Exclude the pictures, then repeat the remaining data exactly.

### Supplied material

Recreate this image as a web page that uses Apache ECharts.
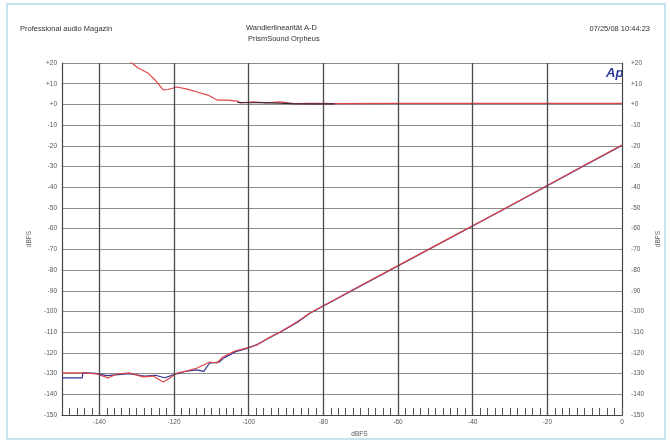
<!DOCTYPE html>
<html>
<head>
<meta charset="utf-8">
<script src="https://cdn.jsdelivr.net/npm/echarts@6/dist/echarts.min.js"></script>
<style>
  html, body { margin: 0; padding: 0; background: #fff; }
  #linChart { width: 670px; height: 443px; }
</style>
</head>
<body>
<div id="linChart"></div>
<script>
// x: Eingangspegel (dBFS), y: dBFS
const xLabelValues = [-140, -120, -100, -80, -60, -40, -20, 0];
const yMin = -150, yMax = 20;

// Ausgangspegel, Kanal A (blau) / Kanal B (rot)
const levelA = [[-150,-132.1],[-144.6,-132.1],[-144.4,-129.5],[-141,-129.9],[-138,-131.0],[-135,-130.5],[-132,-130.0],
  [-128,-131.2],[-125,-130.8],[-122.5,-132.0],[-120,-130.5],[-117,-129.0],[-114,-128.2],[-112,-128.9],[-110.5,-125.0],
  [-108,-124.5],[-106.5,-122.3],[-103.5,-119.4],[-100.4,-117.8],[-97.8,-116.0],[-94.3,-112.6],[-91.6,-110.0],
  [-87,-105.3],[-83.6,-100.9],[-70,-87.7],[-50,-68.4],[-30,-49.1],[-10,-29.5],[0,-19.8]];
const levelB = [[-150,-129.7],[-144.4,-129.7],[-140.6,-130.2],[-137.7,-132.1],[-135.3,-130.2],[-131.8,-129.7],
  [-128.3,-131.6],[-125.6,-131.2],[-122.9,-134.1],[-121.1,-132.1],[-119.2,-129.7],[-116.5,-128.7],[-113.8,-127.3],
  [-110.4,-124.4],[-108.5,-124.9],[-106.9,-122.0],[-103.7,-119.1],[-100.4,-117.6],[-97.8,-116.2],[-94.3,-112.3],
  [-91.6,-109.9],[-87.1,-105.1],[-83.6,-100.7],[-70,-87.5],[-50,-68.2],[-30,-48.9],[-10,-29.3],[0,-19.6]];

// Abweichung, Kanal A / Kanal B
const devA = [[-103,1.0],[-100,0.8],[-96,0.9],[-92,0.6],[-88,0.4],[-83,0.3],[-77,0.3]];
const devB = [[-133.5,23],[-131.3,20],[-129.6,17.6],[-127.0,15.2],[-125.1,11.8],[-122.9,7.0],[-121.6,7.2],
  [-119.2,8.4],[-116.5,7.4],[-113.8,6.0],[-110.9,4.5],[-108.5,2.1],[-105.8,2.1],[-103.1,1.6],[-102.3,0.7],
  [-98.8,1.2],[-95.1,0.7],[-91.6,1.2],[-88.1,0.4],[-82.8,0.5],[-77.4,0.4],[-60,0.5],[-40,0.5],[-20,0.5],[0,0.5]];

const red = '#e0454a';
const blue = '#34348f';
const font = 'Liberation Sans, Arial, sans-serif';

function yFmt(v) {
  return v >= 0 ? '+' + v : String(v);
}

const chart = echarts.init(document.getElementById('linChart'));

const option = {
  backgroundColor: '#fff',
  animation: false,
  grid: { left: 62, right: 48, top: 63, bottom: 28 },
  graphic: [
    { type: 'rect', shape: { x: 7, y: 4, width: 658, height: 435 },
      style: { fill: 'none', stroke: '#c6e3ef', lineWidth: 2 }, z: -10 },
    { type: 'text', left: 20, top: 25, style: { text: 'Professional audio Magazin', fontSize: 7.5, fill: '#333', fontFamily: font } },
    { type: 'text', left: 246, top: 24, style: { text: 'Wandlerlinearität A-D', fontSize: 7.5, fill: '#333', fontFamily: font } },
    { type: 'text', left: 248, top: 35, style: { text: 'PrismSound Orpheus', fontSize: 7.5, fill: '#333', fontFamily: font } },
    { type: 'text', right: 20, top: 25, style: { text: '07/25/08 10:44:23', fontSize: 7.5, fill: '#333', fontFamily: font } },
    { type: 'text', left: 606, top: 67, style: { text: 'Ap', fontSize: 13, fontWeight: 'bold', fontStyle: 'italic', fill: '#2b3a9c', fontFamily: font } }
  ],
  xAxis: {
    type: 'value', min: -150, max: 0, interval: 2,
    name: 'dBFS', nameLocation: 'middle', nameGap: 14,
    nameTextStyle: { fontSize: 6.5, color: '#555', fontFamily: font, padding: [0, 0, 0, 35] },
    axisLine: { onZero: false, lineStyle: { color: '#444', width: 1.2 } },
    axisTick: { inside: true, length: 7, lineStyle: { color: '#555' } },
    axisLabel: {
      margin: 4, fontSize: 6.5, color: '#555', fontFamily: font,
      formatter: v => (xLabelValues.indexOf(v) >= 0 ? String(v) : '')
    },
    splitLine: { show: false }
  },
  yAxis: [
    {
      type: 'value', min: yMin, max: yMax, interval: 10,
      name: 'dBFS', nameLocation: 'middle', nameGap: 28, nameRotate: 90,
      nameTextStyle: { fontSize: 6.5, color: '#666', fontFamily: font },
      axisLine: { show: true, onZero: false, lineStyle: { color: '#444', width: 1.2 } },
      axisTick: { show: false },
      axisLabel: { margin: 5, fontSize: 6.5, color: '#555', fontFamily: font, formatter: yFmt },
      splitLine: { lineStyle: { color: '#8c8c8c', width: 1 } }
    },
    {
      type: 'value', min: yMin, max: yMax, interval: 10, position: 'right',
      name: 'dBFS', nameLocation: 'middle', nameGap: 30, nameRotate: 90,
      nameTextStyle: { fontSize: 6.5, color: '#666', fontFamily: font },
      axisLine: { show: true, onZero: false, lineStyle: { color: '#444', width: 1.2 } },
      axisTick: { show: false },
      axisLabel: { margin: 9, fontSize: 6.5, color: '#555', fontFamily: font, formatter: yFmt },
      splitLine: { show: false }
    }
  ],
  series: [
    {
      name: 'grid', type: 'line', data: [], silent: true,
      markLine: {
        symbol: 'none', silent: true, label: { show: false },
        lineStyle: { type: 'solid', color: '#4a4a4a', width: 1.3 },
        data: xLabelValues.filter(v => v > -150 && v < 0).map(v => ({ xAxis: v }))
      }
    },
    { name: 'Pegel A', type: 'line', data: levelA, showSymbol: false, lineStyle: { color: blue, width: 1.2 }, z: 3 },
    { name: 'Pegel B', type: 'line', data: levelB, showSymbol: false, lineStyle: { color: red, width: 1.2 }, z: 4 },
    { name: 'Abw. B', type: 'line', data: devB, showSymbol: false, lineStyle: { color: red, width: 1.2 }, z: 4 },
    { name: 'Abw. A', type: 'line', data: devA, showSymbol: false, lineStyle: { color: '#3a2a3a', width: 1.2 }, z: 5 }
  ]
};

chart.setOption(option);
</script>
</body>
</html>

######

● Result for this exercise
Recreate this image as a web page that uses Apache ECharts.
<!DOCTYPE html>
<html>
<head>
<meta charset="utf-8">
<script src="https://cdn.jsdelivr.net/npm/echarts@6/dist/echarts.min.js"></script>
<style>
  html, body { margin: 0; padding: 0; background: #fff; }
  #linChart { width: 670px; height: 443px; }
</style>
</head>
<body>
<div id="linChart"></div>
<script>
// x: Eingangspegel (dBFS), y: dBFS
const xLabelValues = [-140, -120, -100, -80, -60, -40, -20, 0];
const yMin = -150, yMax = 20;

// Ausgangspegel, Kanal A (blau) / Kanal B (rot)
const levelA = [[-150,-132.1],[-144.6,-132.1],[-144.4,-129.5],[-141,-129.9],[-138,-131.0],[-135,-130.5],[-132,-130.0],
  [-128,-131.2],[-125,-130.8],[-122.5,-132.0],[-120,-130.5],[-117,-129.0],[-114,-128.2],[-112,-128.9],[-110.5,-125.0],
  [-108,-124.5],[-106.5,-122.3],[-103.5,-119.4],[-100.4,-117.8],[-97.8,-116.0],[-94.3,-112.6],[-91.6,-110.0],
  [-87,-105.3],[-83.6,-100.9],[-70,-87.7],[-50,-68.4],[-30,-49.1],[-10,-29.5],[0,-19.8]];
const levelB = [[-150,-129.7],[-144.4,-129.7],[-140.6,-130.2],[-137.7,-132.1],[-135.3,-130.2],[-131.8,-129.7],
  [-128.3,-131.6],[-125.6,-131.2],[-122.9,-134.1],[-121.1,-132.1],[-119.2,-129.7],[-116.5,-128.7],[-113.8,-127.3],
  [-110.4,-124.4],[-108.5,-124.9],[-106.9,-122.0],[-103.7,-119.1],[-100.4,-117.6],[-97.8,-116.2],[-94.3,-112.3],
  [-91.6,-109.9],[-87.1,-105.1],[-83.6,-100.7],[-70,-87.5],[-50,-68.2],[-30,-48.9],[-10,-29.3],[0,-19.6]];

// Abweichung, Kanal A / Kanal B
const devA = [[-103,1.0],[-100,0.8],[-96,0.9],[-92,0.6],[-88,0.4],[-83,0.3],[-77,0.3]];
const devB = [[-133.5,23],[-131.3,20],[-129.6,17.6],[-127.0,15.2],[-125.1,11.8],[-122.9,7.0],[-121.6,7.2],
  [-119.2,8.4],[-116.5,7.4],[-113.8,6.0],[-110.9,4.5],[-108.5,2.1],[-105.8,2.1],[-103.1,1.6],[-102.3,0.7],
  [-98.8,1.2],[-95.1,0.7],[-91.6,1.2],[-88.1,0.4],[-82.8,0.5],[-77.4,0.4],[-60,0.5],[-40,0.5],[-20,0.5],[0,0.5]];

const red = '#e0454a';
const blue = '#34348f';
const font = 'Liberation Sans, Arial, sans-serif';

function yFmt(v) {
  return v >= 0 ? '+' + v : String(v);
}

const chart = echarts.init(document.getElementById('linChart'));

const option = {
  backgroundColor: '#fff',
  animation: false,
  grid: { left: 62, right: 48, top: 63, bottom: 28 },
  graphic: [
    { type: 'rect', shape: { x: 7, y: 4, width: 658, height: 435 },
      style: { fill: 'none', stroke: '#c6e3ef', lineWidth: 2 }, z: -10 },
    { type: 'text', left: 20, top: 25, style: { text: 'Professional audio Magazin', fontSize: 7.5, fill: '#333', fontFamily: font } },
    { type: 'text', left: 246, top: 24, style: { text: 'Wandlerlinearität A-D', fontSize: 7.5, fill: '#333', fontFamily: font } },
    { type: 'text', left: 248, top: 35, style: { text: 'PrismSound Orpheus', fontSize: 7.5, fill: '#333', fontFamily: font } },
    { type: 'text', right: 20, top: 25, style: { text: '07/25/08 10:44:23', fontSize: 7.5, fill: '#333', fontFamily: font } },
    { type: 'text', left: 606, top: 67, style: { text: 'Ap', fontSize: 13, fontWeight: 'bold', fontStyle: 'italic', fill: '#2b3a9c', fontFamily: font } }
  ],
  xAxis: {
    type: 'value', min: -150, max: 0, interval: 2,
    name: 'dBFS', nameLocation: 'middle', nameGap: 14,
    nameTextStyle: { fontSize: 6.5, color: '#555', fontFamily: font, padding: [0, 0, 0, 35] },
    axisLine: { onZero: false, lineStyle: { color: '#444', width: 1.2 } },
    axisTick: { inside: true, length: 7, lineStyle: { color: '#555' } },
    axisLabel: {
      margin: 4, fontSize: 6.5, color: '#555', fontFamily: font,
      formatter: v => (xLabelValues.indexOf(v) >= 0 ? String(v) : '')
    },
    splitLine: { show: false }
  },
  yAxis: [
    {
      type: 'value', min: yMin, max: yMax, interval: 10,
      name: 'dBFS', nameLocation: 'middle', nameGap: 28, nameRotate: 90,
      nameTextStyle: { fontSize: 6.5, color: '#666', fontFamily: font },
      axisLine: { show: true, onZero: false, lineStyle: { color: '#444', width: 1.2 } },
      axisTick: { show: false },
      axisLabel: { margin: 5, fontSize: 6.5, color: '#555', fontFamily: font, formatter: yFmt },
      splitLine: { lineStyle: { color: '#8c8c8c', width: 1 } }
    },
    {
      type: 'value', min: yMin, max: yMax, interval: 10, position: 'right',
      name: 'dBFS', nameLocation: 'middle', nameGap: 30, nameRotate: 90,
      nameTextStyle: { fontSize: 6.5, color: '#666', fontFamily: font },
      axisLine: { show: true, onZero: false, lineStyle: { color: '#444', width: 1.2 } },
      axisTick: { show: false },
      axisLabel: { margin: 9, fontSize: 6.5, color: '#555', fontFamily: font, formatter: yFmt },
      splitLine: { show: false }
    }
  ],
  series: [
    {
      name: 'grid', type: 'line', data: [], silent: true,
      markLine: {
        symbol: 'none', silent: true, label: { show: false },
        lineStyle: { type: 'solid', color: '#4a4a4a', width: 1.3 },
        data: xLabelValues.filter(v => v > -150 && v < 0).map(v => ({ xAxis: v }))
      }
    },
    { name: 'Pegel A', type: 'line', data: levelA, showSymbol: false, lineStyle: { color: blue, width: 1.2 }, z: 3 },
    { name: 'Pegel B', type: 'line', data: levelB, showSymbol: false, lineStyle: { color: red, width: 1.2 }, z: 4 },
    { name: 'Abw. B', type: 'line', data: devB, showSymbol: false, lineStyle: { color: red, width: 1.2 }, z: 4 },
    { name: 'Abw. A', type: 'line', data: devA, showSymbol: false, lineStyle: { color: '#3a2a3a', width: 1.2 }, z: 5 }
  ]
};

chart.setOption(option);
</script>
</body>
</html>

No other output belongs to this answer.